═══ Data section
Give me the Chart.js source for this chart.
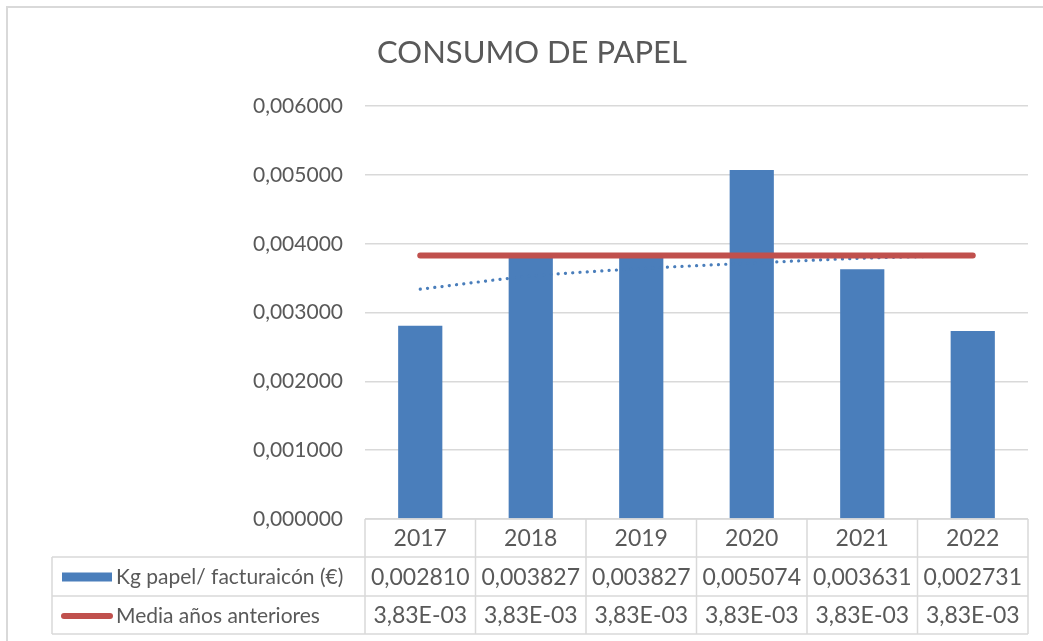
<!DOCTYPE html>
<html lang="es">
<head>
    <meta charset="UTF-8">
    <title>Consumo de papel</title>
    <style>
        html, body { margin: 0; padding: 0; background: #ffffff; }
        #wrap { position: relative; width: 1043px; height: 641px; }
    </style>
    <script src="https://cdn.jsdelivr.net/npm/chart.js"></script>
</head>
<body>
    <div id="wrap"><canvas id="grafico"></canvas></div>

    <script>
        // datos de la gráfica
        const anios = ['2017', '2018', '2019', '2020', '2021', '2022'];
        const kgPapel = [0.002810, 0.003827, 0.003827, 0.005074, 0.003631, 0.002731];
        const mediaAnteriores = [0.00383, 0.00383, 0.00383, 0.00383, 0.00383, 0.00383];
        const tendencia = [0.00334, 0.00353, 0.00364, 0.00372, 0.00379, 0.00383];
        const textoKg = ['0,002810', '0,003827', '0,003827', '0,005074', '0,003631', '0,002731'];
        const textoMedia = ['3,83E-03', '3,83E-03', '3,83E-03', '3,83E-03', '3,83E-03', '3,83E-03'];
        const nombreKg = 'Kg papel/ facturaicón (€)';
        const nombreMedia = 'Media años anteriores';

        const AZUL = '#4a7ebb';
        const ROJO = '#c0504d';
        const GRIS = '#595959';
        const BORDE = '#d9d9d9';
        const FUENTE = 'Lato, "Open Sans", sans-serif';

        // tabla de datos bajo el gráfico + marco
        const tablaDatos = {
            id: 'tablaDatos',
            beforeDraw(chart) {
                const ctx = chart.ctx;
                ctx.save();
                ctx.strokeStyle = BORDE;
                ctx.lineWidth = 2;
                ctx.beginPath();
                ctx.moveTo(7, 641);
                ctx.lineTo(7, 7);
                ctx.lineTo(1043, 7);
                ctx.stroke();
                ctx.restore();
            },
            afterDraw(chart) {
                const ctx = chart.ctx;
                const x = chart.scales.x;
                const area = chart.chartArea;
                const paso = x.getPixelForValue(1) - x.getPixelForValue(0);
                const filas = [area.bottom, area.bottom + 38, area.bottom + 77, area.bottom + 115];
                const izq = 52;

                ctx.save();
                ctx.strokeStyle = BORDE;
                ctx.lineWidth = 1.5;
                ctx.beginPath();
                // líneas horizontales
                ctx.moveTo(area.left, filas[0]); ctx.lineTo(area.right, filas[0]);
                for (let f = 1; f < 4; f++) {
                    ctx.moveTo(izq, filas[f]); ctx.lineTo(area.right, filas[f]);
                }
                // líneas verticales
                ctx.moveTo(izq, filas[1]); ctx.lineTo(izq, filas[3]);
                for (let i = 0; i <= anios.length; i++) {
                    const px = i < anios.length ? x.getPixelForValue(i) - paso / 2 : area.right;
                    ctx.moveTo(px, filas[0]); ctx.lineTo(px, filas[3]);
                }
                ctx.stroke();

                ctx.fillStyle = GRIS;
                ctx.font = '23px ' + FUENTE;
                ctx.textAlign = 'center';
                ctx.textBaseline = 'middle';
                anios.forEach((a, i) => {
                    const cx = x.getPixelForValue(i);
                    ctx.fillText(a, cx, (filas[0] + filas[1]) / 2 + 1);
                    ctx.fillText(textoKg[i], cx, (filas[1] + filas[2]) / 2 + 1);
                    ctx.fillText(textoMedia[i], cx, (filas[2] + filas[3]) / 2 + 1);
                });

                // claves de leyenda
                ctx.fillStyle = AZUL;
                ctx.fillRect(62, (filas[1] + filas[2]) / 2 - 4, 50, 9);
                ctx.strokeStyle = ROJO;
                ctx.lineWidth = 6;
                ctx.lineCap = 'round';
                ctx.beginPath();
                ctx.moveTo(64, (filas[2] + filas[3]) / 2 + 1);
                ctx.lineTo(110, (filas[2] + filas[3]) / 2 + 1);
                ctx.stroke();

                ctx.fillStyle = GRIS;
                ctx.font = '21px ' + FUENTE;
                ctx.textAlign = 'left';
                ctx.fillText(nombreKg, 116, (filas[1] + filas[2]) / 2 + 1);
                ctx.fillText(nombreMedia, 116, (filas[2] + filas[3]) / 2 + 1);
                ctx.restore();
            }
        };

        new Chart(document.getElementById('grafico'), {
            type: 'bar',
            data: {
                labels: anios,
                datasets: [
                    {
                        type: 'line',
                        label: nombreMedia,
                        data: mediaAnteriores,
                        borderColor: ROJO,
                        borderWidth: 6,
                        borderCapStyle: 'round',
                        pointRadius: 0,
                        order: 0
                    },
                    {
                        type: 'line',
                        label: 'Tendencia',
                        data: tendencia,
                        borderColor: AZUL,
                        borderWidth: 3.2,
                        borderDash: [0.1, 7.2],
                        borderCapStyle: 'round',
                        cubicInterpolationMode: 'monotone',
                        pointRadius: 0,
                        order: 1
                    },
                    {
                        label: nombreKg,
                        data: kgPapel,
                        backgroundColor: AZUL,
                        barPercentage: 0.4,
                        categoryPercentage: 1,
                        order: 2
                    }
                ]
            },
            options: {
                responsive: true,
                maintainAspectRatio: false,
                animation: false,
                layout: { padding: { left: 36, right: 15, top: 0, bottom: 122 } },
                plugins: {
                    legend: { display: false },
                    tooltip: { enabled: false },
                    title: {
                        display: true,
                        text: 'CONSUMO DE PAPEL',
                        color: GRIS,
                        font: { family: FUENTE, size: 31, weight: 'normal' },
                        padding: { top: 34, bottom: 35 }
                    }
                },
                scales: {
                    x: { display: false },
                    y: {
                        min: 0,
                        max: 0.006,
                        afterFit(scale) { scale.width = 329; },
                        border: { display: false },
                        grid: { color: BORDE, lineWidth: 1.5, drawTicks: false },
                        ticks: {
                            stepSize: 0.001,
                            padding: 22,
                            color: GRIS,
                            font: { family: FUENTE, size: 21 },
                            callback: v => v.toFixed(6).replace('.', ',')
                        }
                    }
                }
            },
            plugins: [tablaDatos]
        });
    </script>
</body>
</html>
══════
What is needed: Transcribe the material exactly, keeping every word and none of the pictures.

Full answer:
Give me the Chart.js source for this chart.
<!DOCTYPE html>
<html lang="es">
<head>
    <meta charset="UTF-8">
    <title>Consumo de papel</title>
    <style>
        html, body { margin: 0; padding: 0; background: #ffffff; }
        #wrap { position: relative; width: 1043px; height: 641px; }
    </style>
    <script src="https://cdn.jsdelivr.net/npm/chart.js"></script>
</head>
<body>
    <div id="wrap"><canvas id="grafico"></canvas></div>

    <script>
        // datos de la gráfica
        const anios = ['2017', '2018', '2019', '2020', '2021', '2022'];
        const kgPapel = [0.002810, 0.003827, 0.003827, 0.005074, 0.003631, 0.002731];
        const mediaAnteriores = [0.00383, 0.00383, 0.00383, 0.00383, 0.00383, 0.00383];
        const tendencia = [0.00334, 0.00353, 0.00364, 0.00372, 0.00379, 0.00383];
        const textoKg = ['0,002810', '0,003827', '0,003827', '0,005074', '0,003631', '0,002731'];
        const textoMedia = ['3,83E-03', '3,83E-03', '3,83E-03', '3,83E-03', '3,83E-03', '3,83E-03'];
        const nombreKg = 'Kg papel/ facturaicón (€)';
        const nombreMedia = 'Media años anteriores';

        const AZUL = '#4a7ebb';
        const ROJO = '#c0504d';
        const GRIS = '#595959';
        const BORDE = '#d9d9d9';
        const FUENTE = 'Lato, "Open Sans", sans-serif';

        // tabla de datos bajo el gráfico + marco
        const tablaDatos = {
            id: 'tablaDatos',
            beforeDraw(chart) {
                const ctx = chart.ctx;
                ctx.save();
                ctx.strokeStyle = BORDE;
                ctx.lineWidth = 2;
                ctx.beginPath();
                ctx.moveTo(7, 641);
                ctx.lineTo(7, 7);
                ctx.lineTo(1043, 7);
                ctx.stroke();
                ctx.restore();
            },
            afterDraw(chart) {
                const ctx = chart.ctx;
                const x = chart.scales.x;
                const area = chart.chartArea;
                const paso = x.getPixelForValue(1) - x.getPixelForValue(0);
                const filas = [area.bottom, area.bottom + 38, area.bottom + 77, area.bottom + 115];
                const izq = 52;

                ctx.save();
                ctx.strokeStyle = BORDE;
                ctx.lineWidth = 1.5;
                ctx.beginPath();
                // líneas horizontales
                ctx.moveTo(area.left, filas[0]); ctx.lineTo(area.right, filas[0]);
                for (let f = 1; f < 4; f++) {
                    ctx.moveTo(izq, filas[f]); ctx.lineTo(area.right, filas[f]);
                }
                // líneas verticales
                ctx.moveTo(izq, filas[1]); ctx.lineTo(izq, filas[3]);
                for (let i = 0; i <= anios.length; i++) {
                    const px = i < anios.length ? x.getPixelForValue(i) - paso / 2 : area.right;
                    ctx.moveTo(px, filas[0]); ctx.lineTo(px, filas[3]);
                }
                ctx.stroke();

                ctx.fillStyle = GRIS;
                ctx.font = '23px ' + FUENTE;
                ctx.textAlign = 'center';
                ctx.textBaseline = 'middle';
                anios.forEach((a, i) => {
                    const cx = x.getPixelForValue(i);
                    ctx.fillText(a, cx, (filas[0] + filas[1]) / 2 + 1);
                    ctx.fillText(textoKg[i], cx, (filas[1] + filas[2]) / 2 + 1);
                    ctx.fillText(textoMedia[i], cx, (filas[2] + filas[3]) / 2 + 1);
                });

                // claves de leyenda
                ctx.fillStyle = AZUL;
                ctx.fillRect(62, (filas[1] + filas[2]) / 2 - 4, 50, 9);
                ctx.strokeStyle = ROJO;
                ctx.lineWidth = 6;
                ctx.lineCap = 'round';
                ctx.beginPath();
                ctx.moveTo(64, (filas[2] + filas[3]) / 2 + 1);
                ctx.lineTo(110, (filas[2] + filas[3]) / 2 + 1);
                ctx.stroke();

                ctx.fillStyle = GRIS;
                ctx.font = '21px ' + FUENTE;
                ctx.textAlign = 'left';
                ctx.fillText(nombreKg, 116, (filas[1] + filas[2]) / 2 + 1);
                ctx.fillText(nombreMedia, 116, (filas[2] + filas[3]) / 2 + 1);
                ctx.restore();
            }
        };

        new Chart(document.getElementById('grafico'), {
            type: 'bar',
            data: {
                labels: anios,
                datasets: [
                    {
                        type: 'line',
                        label: nombreMedia,
                        data: mediaAnteriores,
                        borderColor: ROJO,
                        borderWidth: 6,
                        borderCapStyle: 'round',
                        pointRadius: 0,
                        order: 0
                    },
                    {
                        type: 'line',
                        label: 'Tendencia',
                        data: tendencia,
                        borderColor: AZUL,
                        borderWidth: 3.2,
                        borderDash: [0.1, 7.2],
                        borderCapStyle: 'round',
                        cubicInterpolationMode: 'monotone',
                        pointRadius: 0,
                        order: 1
                    },
                    {
                        label: nombreKg,
                        data: kgPapel,
                        backgroundColor: AZUL,
                        barPercentage: 0.4,
                        categoryPercentage: 1,
                        order: 2
                    }
                ]
            },
            options: {
                responsive: true,
                maintainAspectRatio: false,
                animation: false,
                layout: { padding: { left: 36, right: 15, top: 0, bottom: 122 } },
                plugins: {
                    legend: { display: false },
                    tooltip: { enabled: false },
                    title: {
                        display: true,
                        text: 'CONSUMO DE PAPEL',
                        color: GRIS,
                        font: { family: FUENTE, size: 31, weight: 'normal' },
                        padding: { top: 34, bottom: 35 }
                    }
                },
                scales: {
                    x: { display: false },
                    y: {
                        min: 0,
                        max: 0.006,
                        afterFit(scale) { scale.width = 329; },
                        border: { display: false },
                        grid: { color: BORDE, lineWidth: 1.5, drawTicks: false },
                        ticks: {
                            stepSize: 0.001,
                            padding: 22,
                            color: GRIS,
                            font: { family: FUENTE, size: 21 },
                            callback: v => v.toFixed(6).replace('.', ',')
                        }
                    }
                }
            },
            plugins: [tablaDatos]
        });
    </script>
</body>
</html>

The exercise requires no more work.